Retour de la grosse bête inventée (Maïkotron contrebasse), animal chtonien sombre et fumeux, dragon chargé de braises à l’affut de combattants. La vielle et les tambours emplissent la caverne et les souterrains de volutes et spirales exotiques. L’orgue barbare ébroue ses racines ancrées dans la roche. Guitare en éclats cristallins qui rebondissent sur les flancs de la pierre, manque un peu d’air pour pouvoir se prendre pour une harpe, alors chuinte plaintivement le long du lit d’un ru tarrit, colore l’orgue orgueilleuse de tons légers qui en devient bientôt aérienne. La montagne se fissure, l’air et la clarté envahissent l’espace. La lumière est au milieu des ténèbres, et les ténèbres vont devoir la reconnaître. L’orgue devient nonchalant, la guitare rêve d’une chanson de ‘Pink Floyd’. Les fûts tonnent encore mais une flûte appelle à la liberté des oiseaux. Orgue désormais protectrice, couvre de ses ailes angéliques les terreurs inconnues de la Création du Monde, renouvelée chaque matin, à la dispersion des dernières brumes déjà tièdies par l’astre céleste préparant sa majesté diurne.
Transmutation. Oeuvre alchimique qui s’invente les couleurs du temps, de la vie et de son renouveau permanent. Instruments, sons, voix qui viennent et disparaissent, s’unissent, s’épuisent et reviennent. Le temps linéaire trébuche, tourne en rond, devient cyclique pour rebrousser chemin, ressentir une ancienne impression, un sentiment oublié ou perdu.
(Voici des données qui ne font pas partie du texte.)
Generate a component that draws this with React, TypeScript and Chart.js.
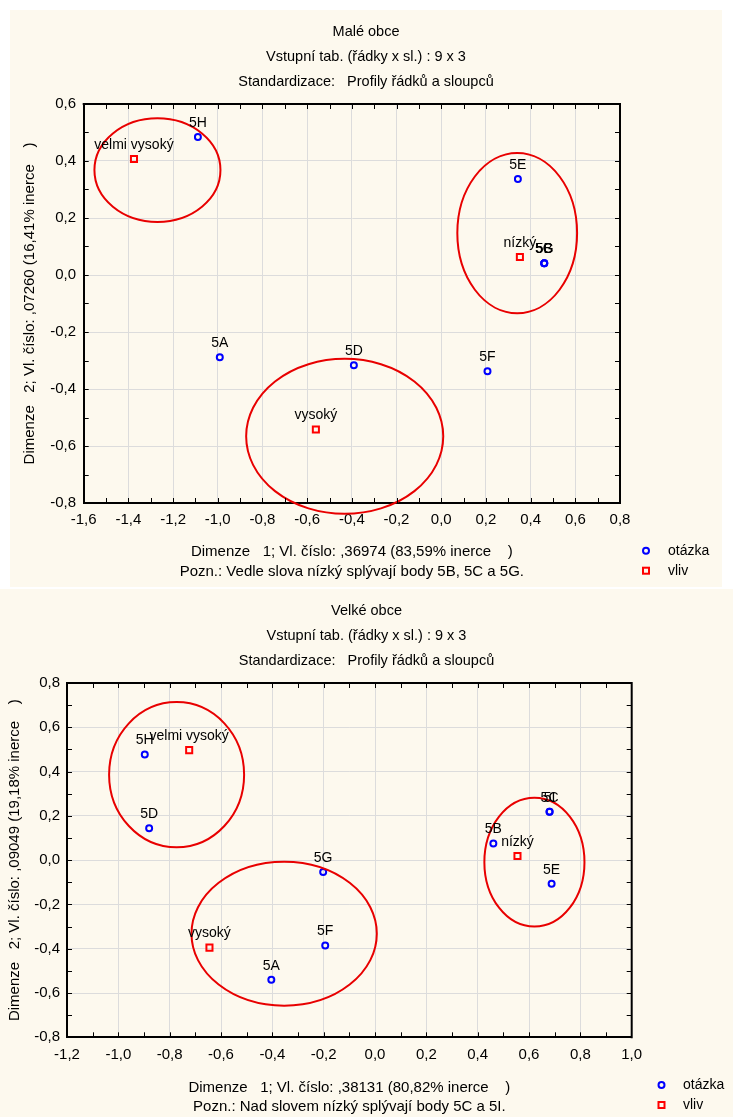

Le temps perdu ne l’est plus, on ne court plus après, on le laisse juste passer, sans bouger, sans rire ni parler. Respirer le temps à venir, celui passé, comme celui qui est, toujours le même toujours différent, celui qui offre un grand air de Liberté à celui qui l’a attrapé… pour le redistribuer comme des bouquets de fruits frais à qui a les bras tendu vers la Beauté.